Peel onions, and cut into thick round slices.
Warm a large non-stick saucepan over medium high heat with olive oil.
When the oil is warm, add the onion round, stir and cook for about 2-3 minutes on all sides until the onion sizzle and start to change color.
Add garlic powder, dried thyme, salt, sugar, and mustard. Stir to combine.
Covet the pan with a lid reduce to medium heat and cook the onions for 5 minutes, stirring once in while. Cook until the onions are soft and tender.
Remove the lid and cook for another 5 minutes until the liquid evaporates.
Stop the heat, cover with a lid, and set aside while making the galette dough.

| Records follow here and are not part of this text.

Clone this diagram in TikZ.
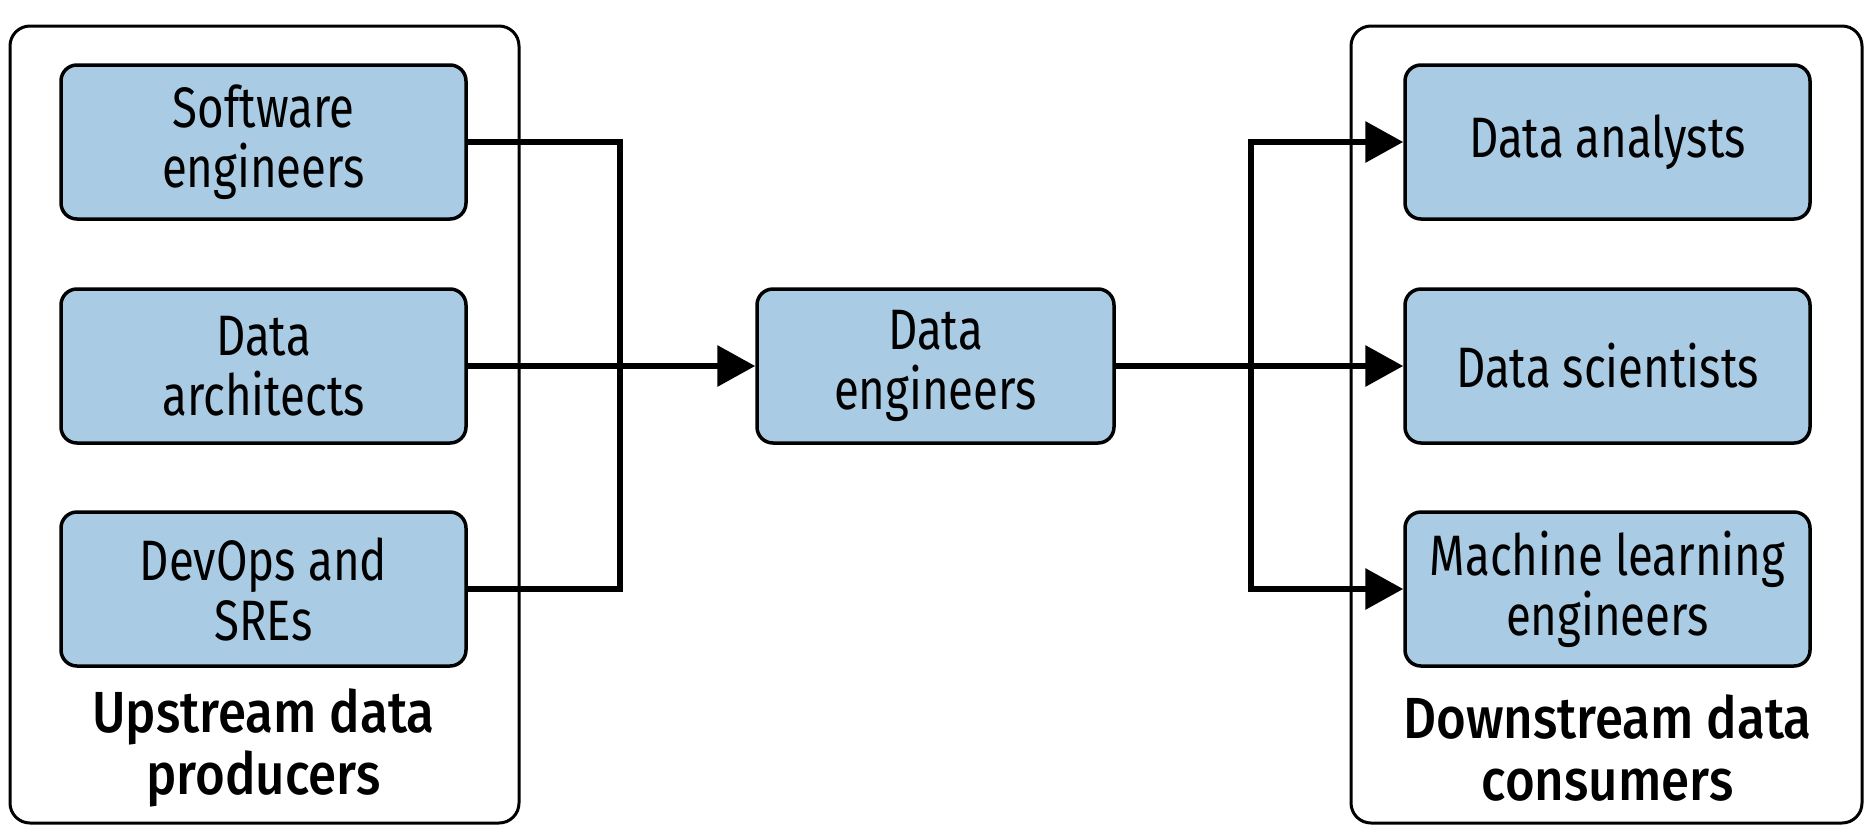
\documentclass[tikz,border=0pt]{standalone}
\usepackage{fontspec}
\setmainfont{Fira Sans}[FakeStretch=0.80]
\newfontfamily\labfont{Fira Sans Medium}[FakeStretch=0.88]
\usetikzlibrary{arrows.meta}
\definecolor{boxblue}{RGB}{169,204,228}
\tikzset{
  role/.style={draw=black, line width=3.5pt, fill=boxblue, rounded corners=16pt,
    minimum width=405pt, minimum height=154pt, inner sep=0pt, align=center,
    font=\fontsize{57}{60}\selectfont},
  group/.style={draw=black, line width=3pt, rounded corners=20pt},
  grouplabel/.style={align=center, inner sep=0pt, font=\labfont\fontsize{58}{62}\selectfont},
  conn/.style={line width=6.5pt, line join=miter},
  arr/.style={conn, -{Triangle[length=38pt, width=40pt]}}
}
\begin{document}
\begin{tikzpicture}[x=1pt, y=-1pt]
\useasboundingbox[fill=white] (0,0) rectangle (1871,836);
% group frames
\draw[group] (10,26) rectangle (519,823);
\draw[group] (1351,26) rectangle (1862,823);
% upstream roles
\node[role] (se) at (263.5,142) {Software\\engineers};
\node[role] (da) at (263.5,366) {Data\\architects};
\node[role] (dv) at (263.5,589) {DevOps and\\SREs};
\node[grouplabel] (up) at (263.5,748) {Upstream data\\producers};
% data engineers
\node[role, minimum width=357pt] (de) at (935.5,366) {Data\\engineers};
% downstream roles
\node[role] (an) at (1607.5,142) {Data analysts};
\node[role] (sc) at (1607.5,366) {Data scientists};
\node[role] (ml) at (1607.5,589) {Machine learning\\engineers};
\node[grouplabel] (down) at (1607.5,748) {Downstream data\\consumers};
% junction coordinates
\coordinate (jl) at (620,366);
\coordinate (jr) at (1251,366);
% left connectors
\draw[conn] (se.east) -- (se.east -| jl) -- (dv.east -| jl) -- (dv.east);
\draw[arr] (da.east) -- (de.west);
% right connectors
\draw[arr] (de.east) -- (sc.west);
\draw[arr] (ml.west -| jr) -- (an.west -| jr) -- (an.west);
\draw[arr] (jr) -- (ml.west -| jr) -- (ml.west);
\end{tikzpicture}
\end{document}
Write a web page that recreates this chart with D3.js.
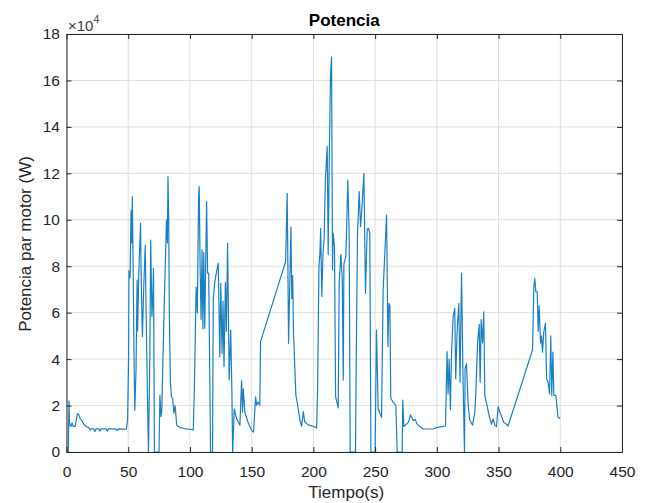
<!DOCTYPE html>
<html>
<head>
<meta charset="utf-8">
<script src="https://cdn.jsdelivr.net/npm/d3@7"></script>
<style>
  body { margin: 0; background: #fff; }
  svg { display: block; font-family: "Liberation Sans", Arial, sans-serif; }
</style>
</head>
<body>
<div id="chart"></div>
<script>
const W = 652;
const H = 503;
const margin = { top: 34, right: 30, bottom: 51, left: 66.5 };

// tiempo (s)
const tiempo = [
  0, 1.5, 2, 2.5, 3.5, 4.5, 5.5, 7, 8, 9, 10, 11, 12.5, 14, 16, 18, 19, 20, 22, 23, 24, 26, 27, 28, 32, 33, 34, 40, 41, 42,
  48.5, 49.5, 50.3, 50.6, 51.5, 52.3, 52.8, 53.3, 54, 54.6, 55.3, 56.3, 57.2, 57.6, 58.5, 60, 60.5, 61.5, 62.5, 63.8,
  64.5, 65.4, 66.4, 67.5, 68.2, 69.2, 69.8, 70.5, 70.9, 71.2, 74.9, 75.7, 76.5, 77.2, 79, 81, 81.7, 82.2, 82.8, 83.3,
  84.2, 85, 86, 87, 88, 89.3, 92, 96, 100, 102.7, 103.5, 104, 105, 106, 107, 107.5, 108.2, 109, 109.8, 110.5,
  111.2, 112, 113.5, 114.3, 115.2, 116.7, 118.3, 118.9, 120, 121, 122.9, 124.2, 125, 126, 126.8, 127.6, 128.7, 129.5, 130.5, 131.8,
  133, 134, 134.6, 135.9, 137.8, 140.5, 141.8, 142.6, 143.2, 144.5, 147, 149.9, 151.5, 153.2, 154, 155, 156.6, 157.2, 177.5, 178.8,
  179.9, 181.8, 182.5, 183.2, 183.9, 185.8, 187, 189, 190.5, 191.8, 193, 195.8, 200, 202.6, 203.4, 204.5, 205.3, 205.9, 206.8, 207.8,
  208.7, 209.7, 211.2, 212, 212.8, 213.9, 214.7, 215.5, 216, 217.1, 218, 220.1, 220.9, 222.3, 223.4, 224.2, 224.7, 226.3, 227.9, 229,
  229.8, 234.1, 234.6, 235.7, 237.1, 238.2, 239.3, 240.9, 242.2, 243.6, 244.7, 245.7, 246.6, 250, 251.1, 252.5, 255.2, 256.5, 259.3, 260.4,
  261.2, 262, 262.7, 265.2, 266.8, 267.9, 271.9, 272.4, 273.3, 275.4, 277.1, 278.7, 280.9, 282.5, 284, 286.2, 288.9, 297, 299.5, 307,
  308.3, 309.1, 310, 311, 311.8, 313.2, 314.5, 315.3, 316.4, 317.8, 318.8, 320, 321.3, 322.4, 322.9, 324, 325.4, 326.7, 328.9, 330.8,
  331.6, 333, 334.3, 335.1, 335.9, 337, 338, 338.9, 340.2, 342.4, 344.3, 345.6, 347, 348.3, 349.7, 351, 352.3, 354.2, 356.4, 357.7,
  377.5, 378.6, 379.4, 380.2, 381.3, 382.1, 382.9, 384, 384.8, 385.6, 386.7, 388, 388.9, 390.2, 391.3, 392.3, 393.1, 394, 394.8, 396.4,
  398.2, 400
];

// potencia par motor (x10^4 W)
const potencia = [
  0, 0, 2.2, 1.2, 1.1, 1.25, 1.1, 1.1, 1.4, 1.65, 1.6, 1.45, 1.35, 1.2, 1.1, 1.05, 0.95, 1.0, 1.0, 0.88, 1.0, 1.0, 0.9, 1.0, 1.0, 0.9, 1.0, 1.0, 0.92, 1.0,
  0.98, 1.4, 4.0, 7.8, 7.5, 10.4, 9.0, 11.0, 8.0, 4.5, 1.8, 3.5, 7.4, 5.2, 7.6, 9.85, 7.5, 4.97, 7.0, 8.9,
  6.0, 2.96, 0, 4.0, 9.13, 5.83, 6.5, 7.91, 3.5, 0, 0, 2.45, 1.53, 1.8, 6.0, 10.0, 9.0, 11.86, 10.0, 6.0,
  3.0, 2.38, 2.3, 1.67, 2.0, 1.15, 1.05, 1.0, 0.98, 0.95, 2.5, 3.96, 7.1, 6.0, 11.0, 11.43, 8.13, 5.7, 8.7, 5.3,
  8.6, 5.33, 10.78, 7.7, 7.7, 0, 0, 6.55, 7.26, 7.6, 8.13, 4.1, 7.26, 4.25, 6.5, 3.68, 7.3, 5.2, 8.99, 3.1,
  5.25, 2.52, 0, 1.86, 1.43, 1.15, 3.08, 1.72, 2.72, 1.7, 1.29, 0.93, 0.86, 2.38, 2.02, 2.15, 2.02, 4.75, 8.2, 11.14,
  4.68, 9.7, 6.6, 7.6, 5.11, 2.45, 2.1, 1.39, 1.1, 1.74, 1.3, 1.17, 1.1, 1.03, 2.67, 7.98, 8.55, 9.63, 6.7, 8.55,
  9.2, 11.71, 13.15, 8.5, 12.43, 16.3, 17.02, 7.84, 9.43, 8.85, 2.38, 1.9, 7.3, 8.5, 7.4, 3.1, 8.1, 8.4, 11.71, 9.3,
  0, 0, 3.24, 9.3, 11.21, 9.7, 10.5, 12.0, 6.83, 9.6, 9.63, 9.4, 0, 0, 5.25, 1.85, 1.49, 6.97, 10.2, 4.54,
  6.4, 6.3, 2.31, 2.1, 2.0, 0, 0, 2.24, 1.1, 1.2, 1.3, 1.6, 1.35, 1.4, 1.2, 1.1, 0.99, 0.99, 1.05, 1.12,
  4.32, 2.5, 4.0, 1.82, 4.1, 5.83, 6.19, 3.16, 5.17, 6.4, 3.0, 7.7, 2.94, 0, 3.59, 3.8, 2.0, 1.37, 1.16, 1.7,
  2.56, 4.7, 5.5, 3.0, 5.7, 4.7, 6.04, 2.42, 2.13, 1.55, 1.2, 1.42, 1.16, 1.09, 1.95, 1.72, 1.55, 1.28, 1.2, 1.12,
  4.39, 7.12, 7.47, 6.9, 6.9, 5.2, 6.3, 4.7, 5.0, 4.3, 5.2, 5.55, 3.16, 3.0, 2.5, 5.0, 2.44, 4.3, 2.44, 2.44,
  1.49, 1.45
].map(v => v * 1e4);

const xTicks = [0, 50, 100, 150, 200, 250, 300, 350, 400, 450];
const yTicks = [0, 20000, 40000, 60000, 80000, 100000, 120000, 140000, 160000, 180000];

const data = tiempo.map((t, i) => ({ t: t, p: potencia[i] }));

const iw = W - margin.left - margin.right;
const ih = H - margin.top - margin.bottom;

const svg = d3.select("#chart").append("svg")
  .attr("width", W)
  .attr("height", H);

const g = svg.append("g")
  .attr("transform", `translate(${margin.left},${margin.top})`);

const x = d3.scaleLinear().domain([0, 450]).range([0, iw]);
const y = d3.scaleLinear().domain([0, 180000]).range([ih, 0]);

// grid
g.append("g").selectAll("line.vg")
  .data(xTicks)
  .enter().append("line")
  .attr("x1", d => x(d)).attr("x2", d => x(d))
  .attr("y1", 0).attr("y2", ih)
  .attr("stroke", "#dfdfdf").attr("stroke-width", 1);

g.append("g").selectAll("line.hg")
  .data(yTicks)
  .enter().append("line")
  .attr("x1", 0).attr("x2", iw)
  .attr("y1", d => y(d)).attr("y2", d => y(d))
  .attr("stroke", "#dfdfdf").attr("stroke-width", 1);

// data line
const line = d3.line()
  .x(d => x(d.t))
  .y(d => y(d.p));

g.append("path")
  .datum(data)
  .attr("fill", "none")
  .attr("stroke", "#0072bd")
  .attr("stroke-width", 1.2)
  .attr("stroke-opacity", 0.9)
  .attr("stroke-linejoin", "round")
  .attr("d", line);

// axes (inward ticks, box on)
const axisColor = "#262626";
const xAxis = d3.axisBottom(x).tickValues(xTicks).tickSizeInner(-5).tickSizeOuter(0).tickPadding(13.5);
const yAxis = d3.axisLeft(y).tickValues(yTicks).tickSizeInner(-5).tickSizeOuter(0).tickPadding(6.5)
  .tickFormat(d => d / 1e4);
const xTop = d3.axisTop(x).tickValues(xTicks).tickSizeInner(-5).tickSizeOuter(0).tickFormat("");
const yRight = d3.axisRight(y).tickValues(yTicks).tickSizeInner(-5).tickSizeOuter(0).tickFormat("");

function styleAxis(sel) {
  sel.select(".domain").attr("stroke", axisColor);
  sel.selectAll(".tick line").attr("stroke", axisColor);
  sel.selectAll(".tick text").attr("fill", axisColor).attr("font-size", 15.5)
    .attr("font-family", "Liberation Sans, Arial, sans-serif");
}

g.append("g").attr("transform", `translate(0,${ih})`).call(xAxis).call(styleAxis);
g.append("g").call(yAxis).call(styleAxis);
g.append("g").call(xTop).call(styleAxis);
g.append("g").attr("transform", `translate(${iw},0)`).call(yRight).call(styleAxis);

// exponent label
const expo = svg.append("text")
  .attr("x", margin.left + 1.5)
  .attr("y", 30.5)
  .attr("fill", "#404040")
  .attr("font-size", 15);
expo.append("tspan").text("\u00d710");
expo.append("tspan").attr("dy", -8).attr("font-size", 10.5).text("4");

// title
svg.append("text")
  .attr("x", margin.left + iw / 2)
  .attr("y", 26)
  .attr("text-anchor", "middle")
  .attr("font-weight", "bold")
  .attr("font-size", 17)
  .attr("fill", "#000")
  .text("Potencia");

// axis labels
svg.append("text")
  .attr("x", margin.left + iw / 2 + 2)
  .attr("y", 497.5)
  .attr("text-anchor", "middle")
  .attr("font-size", 17)
  .attr("fill", axisColor)
  .text("Tiempo(s)");

svg.append("text")
  .attr("transform", `translate(31,${margin.top + 210}) rotate(-90)`)
  .attr("text-anchor", "middle")
  .attr("font-size", 17)
  .attr("fill", axisColor)
  .text("Potencia par motor (W)");
</script>
</body>
</html>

Preheat the oven to 400 °F (200 °C).
In a food processor or the bowl of your stand mixer, add the flour, salt and olive oil.
Blend on low-speed, add the water gradually and stop adding it when the dough forms crumbly pieces that are easy to squeeze together into a ball.
Release the crumbly pieces of dough on a lightly floured surface, gather the pieces with your hands and press them to form a dough ball. It doesn't have to be perfect, but it shouldn't be dry. If it is, add a splash of water to form a ball.
Roll the dough with a wooden rolling pin into a 10-inch disc (25 cm).
Transfer the rolled galette dough onto the prepared baking sheet.
Place the soften, cooked onion in the center of the dough using a slotted spoon to drain out any liquid left from the onion in the pan.
Fold the borders over the onion pleating the edges to make it fit.
Brush the sides of the dough with almond milk and sprinkle sesame seeds.
Bake the galette on the center rack of the oven for about 25-35 minutes at 400 °F (200 °C) until the dough is golden brown and crispy.
Release on a wooden board to serve and slice.
Serve warm with a drizzle of garlic infused olive oil, fresh chopped parsley, and a pinch of sea salt flakes.
Notes
Note 1: All-purpose 1:1 gluten-free flour should work very well. Note 2: To make iced cold water, fill a bowl with ice cubes and cold water. Use the water from this bowl to make the dough.